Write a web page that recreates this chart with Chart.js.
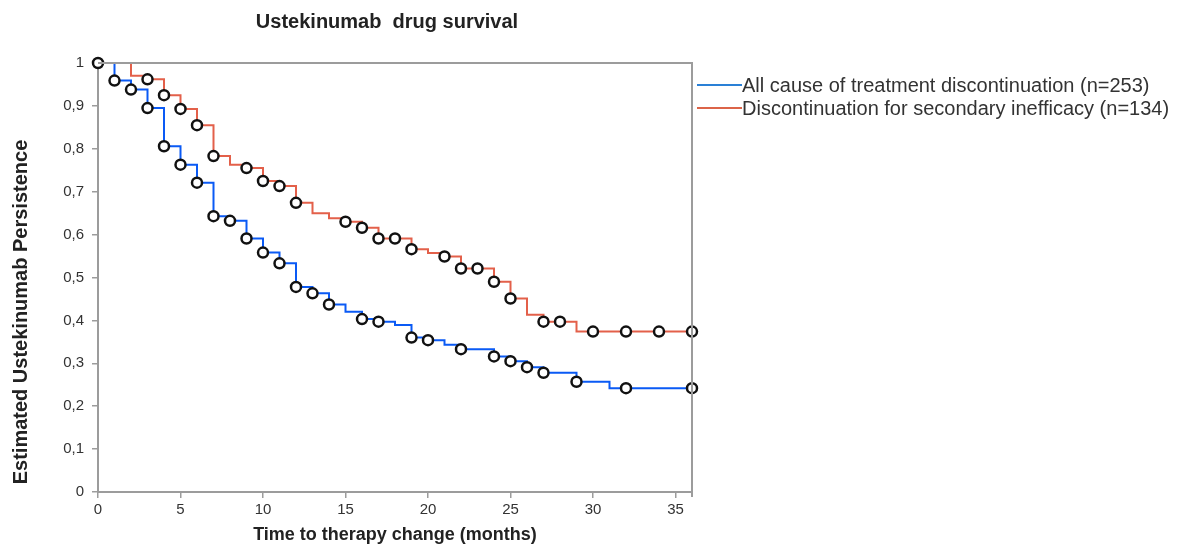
<!DOCTYPE html>
<html>
<head>
<meta charset="utf-8">
<script src="https://cdn.jsdelivr.net/npm/chart.js@4.4.1/dist/chart.umd.min.js"></script>
<style>
  html, body { margin: 0; padding: 0; background: #fff; }
</style>
</head>
<body>
<canvas id="kmChart" width="1182" height="548"></canvas>
<script>
// months where each curve steps down, and the level right after the step
const allCauseMonths = [0, 1, 2, 3, 4, 5, 6, 7, 8, 9, 10, 11, 12, 13, 14, 15, 16, 17, 18, 19, 20, 21, 22, 24, 25, 26, 27, 29, 31, 36];
const allCauseValues = [1, 0.959, 0.938, 0.895, 0.806, 0.763, 0.721, 0.643, 0.632, 0.591, 0.558, 0.533, 0.478, 0.463, 0.437, 0.420, 0.403, 0.397, 0.389, 0.360, 0.354, 0.343, 0.333, 0.316, 0.305, 0.291, 0.278, 0.257, 0.242, 0.242];
const allCauseCensored = [1, 2, 3, 4, 5, 6, 7, 8, 9, 10, 11, 12, 13, 14, 16, 17, 19, 20, 22, 24, 25, 26, 27, 29, 32, 36];

const ineffMonths = [0, 2, 3, 4, 5, 6, 7, 8, 9, 10, 11, 12, 13, 14, 15, 16, 17, 19, 20, 21, 22, 24, 25, 26, 27, 29, 36];
const ineffValues = [1, 0.97, 0.962, 0.925, 0.893, 0.855, 0.783, 0.763, 0.755, 0.725, 0.713, 0.674, 0.650, 0.638, 0.630, 0.616, 0.591, 0.566, 0.557, 0.549, 0.521, 0.490, 0.451, 0.413, 0.397, 0.374, 0.374];
const ineffCensored = [0, 3, 4, 5, 6, 7, 9, 10, 11, 12, 15, 16, 17, 18, 19, 21, 22, 23, 24, 25, 27, 28, 30, 32, 34, 36];

const xTicks = [0, 5, 10, 15, 20, 25, 30, 35];
const seriesLabels = ['All cause of treatment discontinuation (n=253)', 'Discontinuation for secondary inefficacy (n=134)'];

const blue = '#0a5af5';
const red = '#e3604a';
const legendColors = ['#2a80d6', '#dc6448'];
const axisGray = '#9c9c9c';
const FONT = '"Liberation Sans", Arial, sans-serif';

// level of a step curve at month m
function levelAt(months, values, m) {
    let v = values[0];
    for (let i = 0; i < months.length; i++) {
        if (months[i] <= m) v = values[i];
    }
    return v;
}

function stepPoints(months, values) {
    return months.map((m, i) => ({ x: m, y: values[i] }));
}

function censorPoints(months, values, censored) {
    return censored.map(m => ({ x: m, y: levelAt(months, values, m) }));
}

const circleStyle = {
    showLine: false,
    pointRadius: 5,
    pointBorderWidth: 2.5,
    pointBorderColor: '#111',
    pointBackgroundColor: '#fff',
    clip: false,
    order: 0
};

// title, y title, frame edges and legend drawn by hand
const extras = {
    id: 'extras',
    afterDatasetsDraw(chart) {
        const c = chart.ctx;
        const a = chart.chartArea;
        c.save();
        c.strokeStyle = axisGray;
        c.lineWidth = 2;
        c.beginPath();
        c.moveTo(a.left, a.top);
        c.lineTo(a.right, a.top);
        c.lineTo(a.right, a.bottom + 5);
        c.stroke();
        c.restore();
    },
    afterDraw(chart) {
        const c = chart.ctx;
        c.save();
        c.fillStyle = '#222';
        c.font = 'bold 20px ' + FONT;
        c.textAlign = 'center';
        c.textBaseline = 'middle';
        c.fillText('Ustekinumab  drug survival', 387, 22);

        c.save();
        c.translate(21, 312);
        c.rotate(-Math.PI / 2);
        c.fillText('Estimated Ustekinumab Persistence', 0, 0);
        c.restore();

        c.font = '20px ' + FONT;
        c.textAlign = 'left';
        seriesLabels.forEach((txt, i) => {
            const y = 85 + i * 23;
            c.strokeStyle = legendColors[i];
            c.lineWidth = 2;
            c.beginPath();
            c.moveTo(697, y);
            c.lineTo(742, y);
            c.stroke();
            c.fillStyle = '#333';
            c.fillText(txt, 742, y + 1);
        });
        c.restore();
    }
};

const ctx = document.getElementById('kmChart').getContext('2d');
const chart = new Chart(ctx, {
    type: 'line',
    data: {
        datasets: [
            Object.assign({ data: censorPoints(allCauseMonths, allCauseValues, allCauseCensored) }, circleStyle),
            Object.assign({ data: censorPoints(ineffMonths, ineffValues, ineffCensored) }, circleStyle),
            {
                label: seriesLabels[0],
                data: stepPoints(allCauseMonths, allCauseValues),
                stepped: true,
                borderColor: blue,
                borderWidth: 2,
                pointRadius: 0,
                fill: false,
                order: 1
            },
            {
                label: seriesLabels[1],
                data: stepPoints(ineffMonths, ineffValues),
                stepped: true,
                borderColor: red,
                borderWidth: 2,
                pointRadius: 0,
                fill: false,
                order: 1
            }
        ]
    },
    options: {
        responsive: false,
        animation: false,
        devicePixelRatio: 1,
        layout: { padding: { top: 63, right: 490, left: 0, bottom: 0 } },
        plugins: {
            legend: { display: false },
            tooltip: { enabled: false }
        },
        scales: {
            x: {
                type: 'linear',
                min: 0,
                max: 36,
                afterBuildTicks: scale => { scale.ticks = xTicks.map(v => ({ value: v })); },
                afterFit: scale => { scale.height = 56; },
                ticks: { font: { family: FONT, size: 15 }, color: '#333', padding: 3, maxRotation: 0 },
                grid: { drawOnChartArea: false, tickLength: 6, color: axisGray, lineWidth: 1.5 },
                border: { color: axisGray, width: 2 },
                title: {
                    display: true,
                    text: 'Time to therapy change (months)',
                    font: { family: FONT, size: 18, weight: 'bold' },
                    color: '#222',
                    padding: { top: 0, bottom: 2 }
                }
            },
            y: {
                min: 0,
                max: 1,
                afterFit: scale => { scale.width = 98; },
                ticks: {
                    stepSize: 0.1,
                    font: { family: FONT, size: 15 },
                    color: '#333',
                    padding: 8,
                    callback: v => String(Math.round(v * 10) / 10).replace('.', ',')
                },
                grid: { drawOnChartArea: false, tickLength: 6, color: axisGray, lineWidth: 1.5 },
                border: { color: axisGray, width: 2 }
            }
        }
    },
    plugins: [extras]
});
</script>
</body>
</html>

| What is needed |
Set down all the data again exactly as above, pictures excluded.

| Solution for this task |
Write a web page that recreates this chart with Chart.js.
<!DOCTYPE html>
<html>
<head>
<meta charset="utf-8">
<script src="https://cdn.jsdelivr.net/npm/chart.js@4.4.1/dist/chart.umd.min.js"></script>
<style>
  html, body { margin: 0; padding: 0; background: #fff; }
</style>
</head>
<body>
<canvas id="kmChart" width="1182" height="548"></canvas>
<script>
// months where each curve steps down, and the level right after the step
const allCauseMonths = [0, 1, 2, 3, 4, 5, 6, 7, 8, 9, 10, 11, 12, 13, 14, 15, 16, 17, 18, 19, 20, 21, 22, 24, 25, 26, 27, 29, 31, 36];
const allCauseValues = [1, 0.959, 0.938, 0.895, 0.806, 0.763, 0.721, 0.643, 0.632, 0.591, 0.558, 0.533, 0.478, 0.463, 0.437, 0.420, 0.403, 0.397, 0.389, 0.360, 0.354, 0.343, 0.333, 0.316, 0.305, 0.291, 0.278, 0.257, 0.242, 0.242];
const allCauseCensored = [1, 2, 3, 4, 5, 6, 7, 8, 9, 10, 11, 12, 13, 14, 16, 17, 19, 20, 22, 24, 25, 26, 27, 29, 32, 36];

const ineffMonths = [0, 2, 3, 4, 5, 6, 7, 8, 9, 10, 11, 12, 13, 14, 15, 16, 17, 19, 20, 21, 22, 24, 25, 26, 27, 29, 36];
const ineffValues = [1, 0.97, 0.962, 0.925, 0.893, 0.855, 0.783, 0.763, 0.755, 0.725, 0.713, 0.674, 0.650, 0.638, 0.630, 0.616, 0.591, 0.566, 0.557, 0.549, 0.521, 0.490, 0.451, 0.413, 0.397, 0.374, 0.374];
const ineffCensored = [0, 3, 4, 5, 6, 7, 9, 10, 11, 12, 15, 16, 17, 18, 19, 21, 22, 23, 24, 25, 27, 28, 30, 32, 34, 36];

const xTicks = [0, 5, 10, 15, 20, 25, 30, 35];
const seriesLabels = ['All cause of treatment discontinuation (n=253)', 'Discontinuation for secondary inefficacy (n=134)'];

const blue = '#0a5af5';
const red = '#e3604a';
const legendColors = ['#2a80d6', '#dc6448'];
const axisGray = '#9c9c9c';
const FONT = '"Liberation Sans", Arial, sans-serif';

// level of a step curve at month m
function levelAt(months, values, m) {
    let v = values[0];
    for (let i = 0; i < months.length; i++) {
        if (months[i] <= m) v = values[i];
    }
    return v;
}

function stepPoints(months, values) {
    return months.map((m, i) => ({ x: m, y: values[i] }));
}

function censorPoints(months, values, censored) {
    return censored.map(m => ({ x: m, y: levelAt(months, values, m) }));
}

const circleStyle = {
    showLine: false,
    pointRadius: 5,
    pointBorderWidth: 2.5,
    pointBorderColor: '#111',
    pointBackgroundColor: '#fff',
    clip: false,
    order: 0
};

// title, y title, frame edges and legend drawn by hand
const extras = {
    id: 'extras',
    afterDatasetsDraw(chart) {
        const c = chart.ctx;
        const a = chart.chartArea;
        c.save();
        c.strokeStyle = axisGray;
        c.lineWidth = 2;
        c.beginPath();
        c.moveTo(a.left, a.top);
        c.lineTo(a.right, a.top);
        c.lineTo(a.right, a.bottom + 5);
        c.stroke();
        c.restore();
    },
    afterDraw(chart) {
        const c = chart.ctx;
        c.save();
        c.fillStyle = '#222';
        c.font = 'bold 20px ' + FONT;
        c.textAlign = 'center';
        c.textBaseline = 'middle';
        c.fillText('Ustekinumab  drug survival', 387, 22);

        c.save();
        c.translate(21, 312);
        c.rotate(-Math.PI / 2);
        c.fillText('Estimated Ustekinumab Persistence', 0, 0);
        c.restore();

        c.font = '20px ' + FONT;
        c.textAlign = 'left';
        seriesLabels.forEach((txt, i) => {
            const y = 85 + i * 23;
            c.strokeStyle = legendColors[i];
            c.lineWidth = 2;
            c.beginPath();
            c.moveTo(697, y);
            c.lineTo(742, y);
            c.stroke();
            c.fillStyle = '#333';
            c.fillText(txt, 742, y + 1);
        });
        c.restore();
    }
};

const ctx = document.getElementById('kmChart').getContext('2d');
const chart = new Chart(ctx, {
    type: 'line',
    data: {
        datasets: [
            Object.assign({ data: censorPoints(allCauseMonths, allCauseValues, allCauseCensored) }, circleStyle),
            Object.assign({ data: censorPoints(ineffMonths, ineffValues, ineffCensored) }, circleStyle),
            {
                label: seriesLabels[0],
                data: stepPoints(allCauseMonths, allCauseValues),
                stepped: true,
                borderColor: blue,
                borderWidth: 2,
                pointRadius: 0,
                fill: false,
                order: 1
            },
            {
                label: seriesLabels[1],
                data: stepPoints(ineffMonths, ineffValues),
                stepped: true,
                borderColor: red,
                borderWidth: 2,
                pointRadius: 0,
                fill: false,
                order: 1
            }
        ]
    },
    options: {
        responsive: false,
        animation: false,
        devicePixelRatio: 1,
        layout: { padding: { top: 63, right: 490, left: 0, bottom: 0 } },
        plugins: {
            legend: { display: false },
            tooltip: { enabled: false }
        },
        scales: {
            x: {
                type: 'linear',
                min: 0,
                max: 36,
                afterBuildTicks: scale => { scale.ticks = xTicks.map(v => ({ value: v })); },
                afterFit: scale => { scale.height = 56; },
                ticks: { font: { family: FONT, size: 15 }, color: '#333', padding: 3, maxRotation: 0 },
                grid: { drawOnChartArea: false, tickLength: 6, color: axisGray, lineWidth: 1.5 },
                border: { color: axisGray, width: 2 },
                title: {
                    display: true,
                    text: 'Time to therapy change (months)',
                    font: { family: FONT, size: 18, weight: 'bold' },
                    color: '#222',
                    padding: { top: 0, bottom: 2 }
                }
            },
            y: {
                min: 0,
                max: 1,
                afterFit: scale => { scale.width = 98; },
                ticks: {
                    stepSize: 0.1,
                    font: { family: FONT, size: 15 },
                    color: '#333',
                    padding: 8,
                    callback: v => String(Math.round(v * 10) / 10).replace('.', ',')
                },
                grid: { drawOnChartArea: false, tickLength: 6, color: axisGray, lineWidth: 1.5 },
                border: { color: axisGray, width: 2 }
            }
        }
    },
    plugins: [extras]
});
</script>
</body>
</html>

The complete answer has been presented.